What exatly are you looking for?


----------



## torqueddzl (Jan 17, 2015)

hi griz, 

thanks for the response, 

I am looking to familiarize myself with how C&G appears on a plan.


----------



## griz (Nov 26, 2009)

Usually on one of the C pages with the grading plan.

Will also have side notes indicating any vegetation to be saved or special conditions.

Look also on the A page site plan & demo plan if there is one.

Architects/Engineers are very good at sneaking in directions/notes/etc where a guy wouldn't think of looking.


----------



## Moxley-Kidwell (Jan 28, 2011)

Make sure you visit the site! It can and will look totally different than on paper. Could be massive trees that will take all day to get one down or could just be just a bunch of scrub brush.


----------



## rmcivil (Jan 13, 2015)

Around here in roadway work it's usually on the removals plans and is shown encompassed with a line type similar to a revision cloud. Actual grubbing of bushes and saplings is incidental to earthwork. Trees with a diameter of 6" or greater is paid by either unit (diameter inch) or acre.


----------



## NicParish (Aug 15, 2013)

Moxley-Kidwell said:


> Make sure you visit the site! It can and will look totally different than on paper. Could be massive trees that will take all day to get one down or could just be just a bunch of scrub brush.

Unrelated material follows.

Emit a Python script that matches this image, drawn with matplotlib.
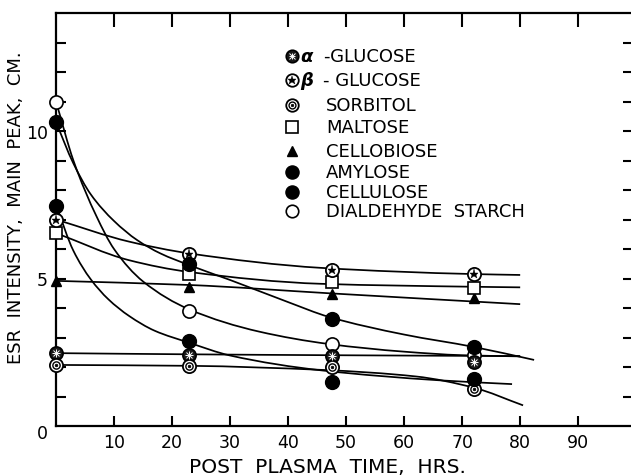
import numpy as np
import matplotlib
matplotlib.use("Agg")
import matplotlib.pyplot as plt
from matplotlib.path import Path
from matplotlib.patches import PathPatch

plt.rcParams['font.family'] = ['DejaVu Sans']

# ---- measured ESR intensities (cm) at each post-plasma time (hrs) ----
times = [0, 23, 47.5, 72]
alpha_glucose = [2.47, 2.41, 2.37, 2.17]
beta_glucose = [6.98, 5.83, 5.29, 5.15]
sorbitol = [2.07, 2.03, 2.00, 1.25]
maltose = [6.54, 5.15, 4.88, 4.68]
cellobiose = [4.90, 4.71, 4.47, 4.34]
amylose = [10.30, 5.49, 3.63, 2.68]
cellulose = [7.45, 2.88, 1.49, 1.60]
dialdehyde_starch = [11.00, 3.90, 2.78, 2.40]

# ---- hand-fitted decay curves (knots in hrs / cm) ----
beta_fit_t = [0, 12.6, 23, 45.7, 72, 80]
beta_fit_y = [7.00, 6.25, 5.85, 5.36, 5.15, 5.12]
maltose_fit_t = [0, 12.6, 23, 45.7, 72, 80]
maltose_fit_y = [6.54, 5.62, 5.22, 4.82, 4.72, 4.70]
cellobiose_fit_t = [0, 23, 47, 80]
cellobiose_fit_y = [4.92, 4.78, 4.50, 4.13]
alpha_fit_t = [0, 23, 47, 80]
alpha_fit_y = [2.47, 2.43, 2.40, 2.37]
sorbitol_fit_t = [0, 23, 46, 62, 72, 80.5]
sorbitol_fit_y = [2.07, 2.04, 1.90, 1.68, 1.30, 0.70]
amylose_fit_t = [0, 3, 6, 10, 14, 18, 23, 30, 40, 47, 60, 72, 82.4]
amylose_fit_y = [10.3, 8.9, 7.85, 6.95, 6.3, 5.85, 5.45, 4.95, 4.2, 3.7, 3.1, 2.68, 2.24]
cellulose_fit_t = [0, 3, 6, 9, 12.6, 17, 23, 30, 46, 66, 78.6]
cellulose_fit_y = [7.5, 5.94, 4.97, 4.30, 3.73, 3.23, 2.82, 2.39, 1.88, 1.55, 1.42]
ds_fit_t = [0, 3, 7, 10, 15, 23, 35, 47, 60, 70, 80]
ds_fit_y = [11.0, 9.0, 7.1, 6.0, 4.9, 3.95, 3.2, 2.78, 2.52, 2.40, 2.36]

legend_labels = ["-GLUCOSE", "- GLUCOSE", "SORBITOL", "MALTOSE", "CELLOBIOSE",
                 "AMYLOSE", "CELLULOSE", "DIALDEHYDE  STARCH"]
xtick_vals = [10, 20, 30, 40, 50, 60, 70, 80, 90]
ytick_vals = list(range(1, 14))

W, H = 631, 477


def smooth_path(ts, ys):
    """Monotone cubic (Hermite) curve through the knots, as Bezier segments."""
    ts = np.asarray(ts, float)
    ys = np.asarray(ys, float)
    h = np.diff(ts)
    d = np.diff(ys) / h
    m = np.zeros_like(ys)
    m[0], m[-1] = d[0], d[-1]
    for i in range(1, len(ys) - 1):
        if d[i - 1] * d[i] <= 0:
            m[i] = 0.0
        else:
            w1 = 2 * h[i] + h[i - 1]
            w2 = h[i] + 2 * h[i - 1]
            m[i] = (w1 + w2) / (w1 / d[i - 1] + w2 / d[i])
    verts = [(ts[0], ys[0])]
    codes = [Path.MOVETO]
    for i in range(len(h)):
        verts += [(ts[i] + h[i] / 3, ys[i] + m[i] * h[i] / 3),
                  (ts[i + 1] - h[i] / 3, ys[i + 1] - m[i + 1] * h[i] / 3),
                  (ts[i + 1], ys[i + 1])]
        codes += [Path.CURVE4] * 3
    return Path(verts, codes)


def draw_marker(ax, x, y, kind, transform=None, ms=9.5):
    kw = dict(linestyle='none', clip_on=False, zorder=5)
    if transform is not None:
        kw['transform'] = transform
    top = {**kw, 'zorder': 6}
    if kind == 'alpha':
        ax.plot(x, y, 'o', ms=ms, mfc='#1a1a1a', mec='k', mew=1.2, **kw)
        ax.plot(x, y, '+', ms=ms * 0.55, mec='white', mew=0.7, **top)
        ax.plot(x, y, 'x', ms=ms * 0.45, mec='white', mew=0.7, **top)
    elif kind == 'beta':
        ax.plot(x, y, 'o', ms=ms, mfc='white', mec='k', mew=1.3, **kw)
        ax.plot(x, y, '*', ms=ms * 0.7, mfc='k', mec='k', mew=0.3, **top)
    elif kind == 'sorbitol':
        ax.plot(x, y, 'o', ms=ms, mfc='white', mec='k', mew=1.3, **kw)
        ax.plot(x, y, 'o', ms=ms * 0.55, mfc='none', mec='k', mew=1.0, **top)
        ax.plot(x, y, 'o', ms=ms * 0.2, mfc='k', mec='k', mew=0.5, **top)
    elif kind == 'maltose':
        ax.plot(x, y, 's', ms=ms * 0.95, mfc='white', mec='k', mew=1.2, **kw)
    elif kind == 'cellobiose':
        ax.plot(x, y, '^', ms=ms * 0.8, mfc='k', mec='k', mew=1.0, **kw)
    elif kind == 'filled':
        ax.plot(x, y, 'o', ms=ms * 1.05, mfc='k', mec='k', mew=1.0, **kw)
    elif kind == 'open':
        ax.plot(x, y, 'o', ms=ms, mfc='white', mec='k', mew=1.2, **kw)


fig = plt.figure(figsize=(W / 100, H / 100), dpi=100)
ax = fig.add_axes([56 / W, 50 / H, (W - 56) / W, 413 / H])
ax.set_xlim(0, 99.1)
ax.set_ylim(0, 14)

# axes frame
for side in ('left', 'top', 'bottom'):
    ax.spines[side].set_linewidth(1.6)
ax.spines['right'].set_visible(False)

ax.set_xticks(xtick_vals)
ax.set_xticklabels([str(v) for v in xtick_vals], fontsize=12.5)
ax.set_yticks(ytick_vals)
ax.set_yticklabels(['5' if v == 5 else ('10' if v == 10 else '') for v in ytick_vals],
                   fontsize=12.5)
ax.tick_params(axis='both', direction='in', width=1.5, top=True, right=True)
ax.tick_params(axis='x', length=7, pad=5)
ax.tick_params(axis='y', length=7, pad=6)
for t in ax.xaxis.get_major_ticks():
    t.tick2line.set_markersize(10)
for t in ax.yaxis.get_major_ticks():
    t.tick2line.set_markersize(6)

# fitted curves
fits = [(beta_fit_t, beta_fit_y), (maltose_fit_t, maltose_fit_y),
        (cellobiose_fit_t, cellobiose_fit_y), (alpha_fit_t, alpha_fit_y),
        (sorbitol_fit_t, sorbitol_fit_y), (amylose_fit_t, amylose_fit_y),
        (cellulose_fit_t, cellulose_fit_y), (ds_fit_t, ds_fit_y)]
for ft, fy in fits:
    ax.add_patch(PathPatch(smooth_path(ft, fy), fill=False, edgecolor='k',
                           lw=1.25, zorder=3, clip_on=False))

# data points
series = [(dialdehyde_starch, 'open'), (alpha_glucose, 'alpha'), (sorbitol, 'sorbitol'),
          (cellobiose, 'cellobiose'), (maltose, 'maltose'), (beta_glucose, 'beta'),
          (amylose, 'filled'), (cellulose, 'filled')]
for vals, kind in series:
    draw_marker(ax, times, vals, kind)

# key
key_kinds = ['alpha', 'beta', 'sorbitol', 'maltose', 'cellobiose', 'filled', 'filled', 'open']
key_rows = [57, 81, 106, 128, 152, 173, 193, 212]
for kind, yp, lab in zip(key_kinds, key_rows, legend_labels):
    draw_marker(ax, 292 / W, 1 - yp / H, kind, transform=fig.transFigure, ms=9)
    xt = 323 if lab.startswith('-') else 326
    fig.text(xt / W, 1 - yp / H, lab, fontsize=13, ha='left', va='center')
fig.text(300 / W, 1 - 57 / H, "α", fontsize=13, fontstyle='italic', fontweight='bold',
         ha='left', va='center')
fig.text(300 / W, 1 - 81 / H, "β", fontsize=13, fontstyle='italic', fontweight='bold',
         ha='left', va='center')

# axis titles
fig.text(42 / W, 1 - 434 / H, "0", fontsize=12.5, ha='center', va='center')
fig.text(327 / W, 1 - 468 / H, "POST  PLASMA  TIME,  HRS.", fontsize=14.5,
         ha='center', va='center')
fig.text(16 / W, 1 - 208 / H, "ESR  INTENSITY,  MAIN  PEAK,  CM.", fontsize=13,
         rotation=90, ha='center', va='center')

fig.savefig("out.png", dpi=100, facecolor='white')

THIS! No matter what the plans say, still visit the site and see for yourself. I usually see clear and grub specifics on Demo and sometimes on landscaping demo page. 

I have attached a screen shot of a clear and grub/Landscape demo sheet from a recent project. Let me know if this is what you are looking for.


----------



## sunkist (Apr 27, 2012)

Well if your ever here in Sarasota i can recomend "The White Horse pub" Some of the best BEER AND GRUB, The fish and chips are great.


----------